Maddie wasn’t at all interested in the older executive, who made unfamiliar jokes and ate microwaved tuna during lunch. But she didn’t mind the attention, and played into the messages in a flippant effort to “spice up my draining corporate work environment”. It wasn’t until an after-work drinks, where the executive drew her alone into the meeting room, where the line between her fantasy and the stark reality of the situation started to blur.
“When we kissed in the meeting room, the whole time I was thinking ‘what the fuck am I doing’. But I just went with it, because, in a way, I encouraged it to happen”. After three more months of ‘after-work drinks’ the late hour hooking up continued. Maddie became more and more emotionally distant, but maintained the facade of interest. “It was fun, but ultimately I didn’t really know how to break out of it. And I was nervous about hurting his feelings because he was so into it”.

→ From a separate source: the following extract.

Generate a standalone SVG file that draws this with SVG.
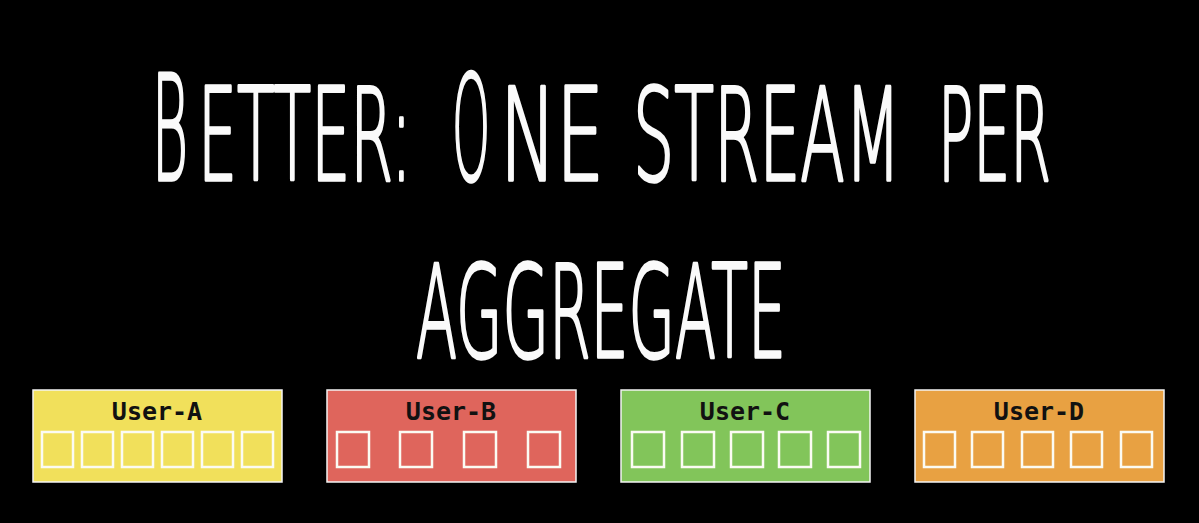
<svg xmlns="http://www.w3.org/2000/svg" width="1199" height="523" viewBox="0 0 1199 523">
<style>
.title{font-family:"DejaVu Sans",sans-serif;font-weight:200;fill:#fafafa;stroke:#fafafa;stroke-width:3.5;stroke-linejoin:round;}
.big{font-size:147px;}
.sm{font-size:128px;}
.box{stroke:#f4f4f4;stroke-width:1.5;}
.lbl{font-family:"DejaVu Sans Mono","Liberation Mono",monospace;font-weight:bold;font-size:25px;fill:#111;text-anchor:middle;}
.sq{fill:none;stroke:#fbfbf3;stroke-width:2.5;}
</style>
<rect width="1199" height="523" fill="#000"/>
<g id="title">
<text class="title big" transform="translate(152,180) scale(0.35,1)" x="0" y="0" textLength="103" lengthAdjust="spacingAndGlyphs">B</text>
<text class="title sm" transform="translate(198,180) scale(0.47,1)" x="0" y="0" textLength="455" lengthAdjust="spacingAndGlyphs">ETTER:</text>
<text class="title big" transform="translate(452,180) scale(0.35,1)" x="0" y="0" textLength="109" lengthAdjust="spacingAndGlyphs">O</text>
<text class="title sm" transform="translate(500,180) scale(0.47,1)" x="0" y="0" textLength="221" lengthAdjust="spacingAndGlyphs">NE</text>
<text class="title sm" transform="translate(633,180) scale(0.47,1)" x="0" y="0" textLength="570" lengthAdjust="spacingAndGlyphs">STREAM</text>
<text class="title sm" transform="translate(938,180) scale(0.47,1)" x="0" y="0" textLength="240" lengthAdjust="spacingAndGlyphs">PER</text>
<text class="title sm" transform="translate(416,357) scale(0.47,1)" x="0" y="0" textLength="787" lengthAdjust="spacingAndGlyphs">AGGREGATE</text>
</g>
<g id="user-a">
<rect class="box" x="33" y="390" width="249" height="92" fill="#f1e05b"/>
<text class="lbl" x="157" y="420">User-A</text>
<rect class="sq" x="42" y="432" width="31" height="35"/>
<rect class="sq" x="82" y="432" width="31" height="35"/>
<rect class="sq" x="122" y="432" width="31" height="35"/>
<rect class="sq" x="162" y="432" width="31" height="35"/>
<rect class="sq" x="202" y="432" width="31" height="35"/>
<rect class="sq" x="242" y="432" width="31" height="35"/>
</g>
<g id="user-b">
<rect class="box" x="327" y="390" width="249" height="92" fill="#df655c"/>
<text class="lbl" x="451" y="420">User-B</text>
<rect class="sq" x="337" y="432" width="32" height="35"/>
<rect class="sq" x="400" y="432" width="32" height="35"/>
<rect class="sq" x="464" y="432" width="32" height="35"/>
<rect class="sq" x="528" y="432" width="32" height="35"/>
</g>
<g id="user-c">
<rect class="box" x="621" y="390" width="249" height="92" fill="#82c55a"/>
<text class="lbl" x="745" y="420">User-C</text>
<rect class="sq" x="632" y="432" width="32" height="35"/>
<rect class="sq" x="682" y="432" width="32" height="35"/>
<rect class="sq" x="731" y="432" width="32" height="35"/>
<rect class="sq" x="779" y="432" width="32" height="35"/>
<rect class="sq" x="828" y="432" width="32" height="35"/>
</g>
<g id="user-d">
<rect class="box" x="915" y="390" width="249" height="92" fill="#e8a142"/>
<text class="lbl" x="1039" y="420">User-D</text>
<rect class="sq" x="924" y="432" width="31" height="35"/>
<rect class="sq" x="972" y="432" width="31" height="35"/>
<rect class="sq" x="1022" y="432" width="31" height="35"/>
<rect class="sq" x="1071" y="432" width="31" height="35"/>
<rect class="sq" x="1121" y="432" width="31" height="35"/>
</g>
<g id="connectors"/>
</svg>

The workplace relationship eventually fizzled (the executive broke it off, nervous to be caught). She felt relief in this, but also a strange sense of mourning in its break.

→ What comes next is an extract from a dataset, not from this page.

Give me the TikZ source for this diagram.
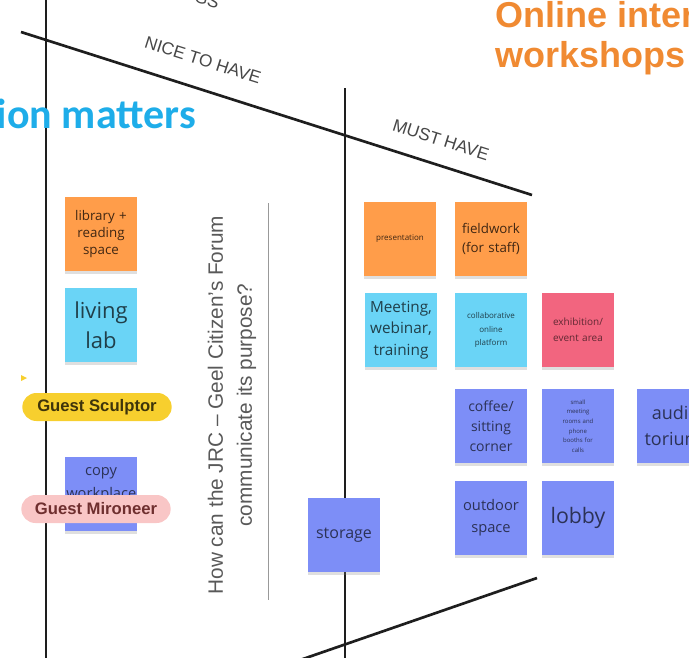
\documentclass[tikz,border=0pt]{standalone}
\usepackage{fontspec}
\setmainfont{Liberation Sans}
\newfontfamily\notefont{Open Sans}
\newfontfamily\titlefont{Carlito}
\usetikzlibrary{shadows}
\definecolor{noteorange}{HTML}{FF9D4A}
\definecolor{notecyan}{HTML}{6AD4F6}
\definecolor{noteviolet}{HTML}{7D8EF7}
\definecolor{notered}{HTML}{F2657F}
\definecolor{pillyellow}{HTML}{F7CF2E}
\definecolor{pillpink}{HTML}{F9C6C6}
\definecolor{titleblue}{HTML}{1EADE9}
\definecolor{titleorange}{HTML}{F08A32}
\definecolor{boardline}{HTML}{1E1E1E}
\newcommand*{\fs}[2]{\fontsize{#1}{#2}\selectfont}
\tikzset{
  board/.style={boardline, line width=2pt},
  havelabel/.style={text=black!72, font=\fs{13}{15}, rotate=-17.7, inner sep=0pt},
  nf/.style 2 args={font=\notefont\fs{#1}{#2}},
  sticky/.style={minimum width=54pt, minimum height=56pt, inner sep=1pt,
    text width=52pt, align=center,
    drop shadow={shadow xshift=0pt, shadow yshift=-1.8pt, opacity=.25}},
  orangenote/.style={sticky, fill=noteorange, text=noteorange!25!black},
  cyannote/.style={sticky, fill=notecyan, text=notecyan!30!black},
  violetnote/.style={sticky, fill=noteviolet, text=noteviolet!35!black},
  rednote/.style={sticky, fill=notered, text=notered!40!black},
  pill/.style={rounded corners=10.5pt, minimum width=112pt, minimum height=21pt,
    inner sep=0pt, font=\bfseries\fs{12.5}{14}},
}

\begin{document}
\begin{tikzpicture}[x=0.75pt,y=-0.75pt]
\useasboundingbox (0,0) rectangle (689,657);
\clip (0,0) rectangle (689,657);
% board lines
\coordinate (tl) at (21,32);
\coordinate (tr) at (532,195);
\coordinate (bl) at (300,660);
\coordinate (br) at (537,578);
\draw[board] (46,0) -- (46,660);
\draw[board] (345,88) -- (345,660);
\draw[board] (tl) -- (tr);
\draw[board] (bl) -- (br);
\node[havelabel] (cut) at (207,0) {GS};
\node[havelabel] (nice) at (203,60) {NICE TO HAVE};
\node[havelabel] (must) at (441,140) {MUST HAVE};
% titles
\node[anchor=base east, inner sep=0pt, text=titleblue, font=\titlefont\bfseries\fs{31.5}{36}] (matters) at (196,128) {ion matters};
\node[anchor=base west, inner sep=0pt, text=titleorange, font=\bfseries\fs{27}{30}] (online) at (495,27) {Online inter};
\node[anchor=base west, inner sep=0pt, text=titleorange, font=\bfseries\fs{27}{30}] (workshops) at (495,67) {workshops};
% question
\draw[black!40, line width=.7pt] (268,203) -- (268,600);
\node[rotate=90, align=center, text=black!65, font=\fs{15.6}{21.75}] (question) at (232,405)
  {How can the JRC -- Geel Citizen's Forum\\communicate its purpose?};
% nice to have
\node[orangenote, nf={10}{13}] (library) at (101,234) {library +\\reading\\space};
\node[cyannote, nf={16.5}{22.5}] (living) at (101,325) {living\\lab};
\node[violetnote, nf={11}{17}] (copy) at (101,494) {copy\\workplace\\~};
\fill[pillyellow] (21,375) -- (27,378) -- (21,381) -- cycle;
\node[pill, fill=pillyellow, text=pillyellow!25!black] (sculptor) at (97,407) {Guest Sculptor};
\node[pill, fill=pillpink, text=pillpink!30!black!80!red] (mironeer) at (96,509) {Guest Mironeer};
% must have
\node[violetnote, nf={12}{15}] (storage) at (344,535) {storage};
\node[orangenote, nf={6}{8}] (presentation) at (400,239) {presentation};
\node[orangenote, nf={10}{14}] (fieldwork) at (491,239) {fieldwork\\(for staff)};
\node[cyannote, nf={11.5}{16}] (meeting) at (401,330) {Meeting,\\webinar,\\training};
\node[cyannote, nf={6}{10}] (collab) at (491,330) {collaborative\\online\\platform};
\node[rednote, nf={7.5}{12}] (exhibition) at (578,330) {exhibition/\\event area};
\node[violetnote, nf={10.5}{15}] (coffee) at (491,426) {coffee/\\sitting\\corner};
\node[violetnote, nf={4.5}{7.2}] (small) at (578,426) {small\\meeting\\rooms and\\phone\\booths for\\calls};
\node[violetnote, nf={13.5}{19.5}] (audi) at (673,426) {audi-\\torium};
\node[violetnote, nf={11}{16.5}] (outdoor) at (491,518) {outdoor\\space};
\node[violetnote, nf={16}{20}] (lobby) at (578,518) {lobby};
\end{tikzpicture}
\end{document}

In reflection of these stories from my friends, and in my own life, it’s curious how often they come up. It’s tricky, that blurred line between yes and no - willing for the idea to happen, while simultaneously wishing it doesn’t. The overwhelming nature of ‘not wanting to hurt somebody’s feelings’ directs so many passing relationships.
For some, Cat Person sits at the forefront of the #Metoo era. Published in 2017, the article was the most-read piece on the New Yorker’s website that year, second only to the magazines reporting on the crimes of Harvey Weinstein. Many readers saw Cat Person’s Robert as a force of manipulation, underscoring the importance of enthusiastic consent in situations of sexual coercion.
For me, Cat Person takes on so much more than a tale from #Metoo. The inconsistency in these parallels is that they completely take female autonomy out of the equation. In Cat Person, and in Maddie’s story, the women involved are not victims. Both women are active players, turning cards to fulfil their own egotistical desires.
We dive into the realisation of a woman’s hand in the game of sex and power. Both Maddie and Margot controlled the narrative, finding a self-satisfying thrill in ambiguous lines. With a cool affectlessness towards the desperate pleas of the opposite party, the almost ‘femme fatale’ glides through interactions, indifferent to the explicit sexual context, but more involved in the subtle and emotional tests to her power.
“She was starting to think that she understood him—how sensitive he was, how easily he could be wounded—and that made her feel closer to him, and also powerful, because once she knew how to hurt him she also knew how he could be soothed.”
In Cat Person, it’s the concealed power from Margot that grabs and holds me. Female desires aren’t swept under the rug, but are presented as the ambivalent and narcissistic forces that they can be. The impressionable subjectivity of women, illustrated by Margot, is a stark difference to the objectivity of Robert, certain and pointed (in every sense).
It’s like, thank god. Finally, a flawed woman who has no fucking clue what she wants (like me), but is willing to test the hypothesis of a situation for the sake of it. Cat Person expells the mystery of ambiguity towards situations of sex. It shows the flaws that come with not knowing what you want, but gives comfort in the idea that this does not mean anything less of you as a person.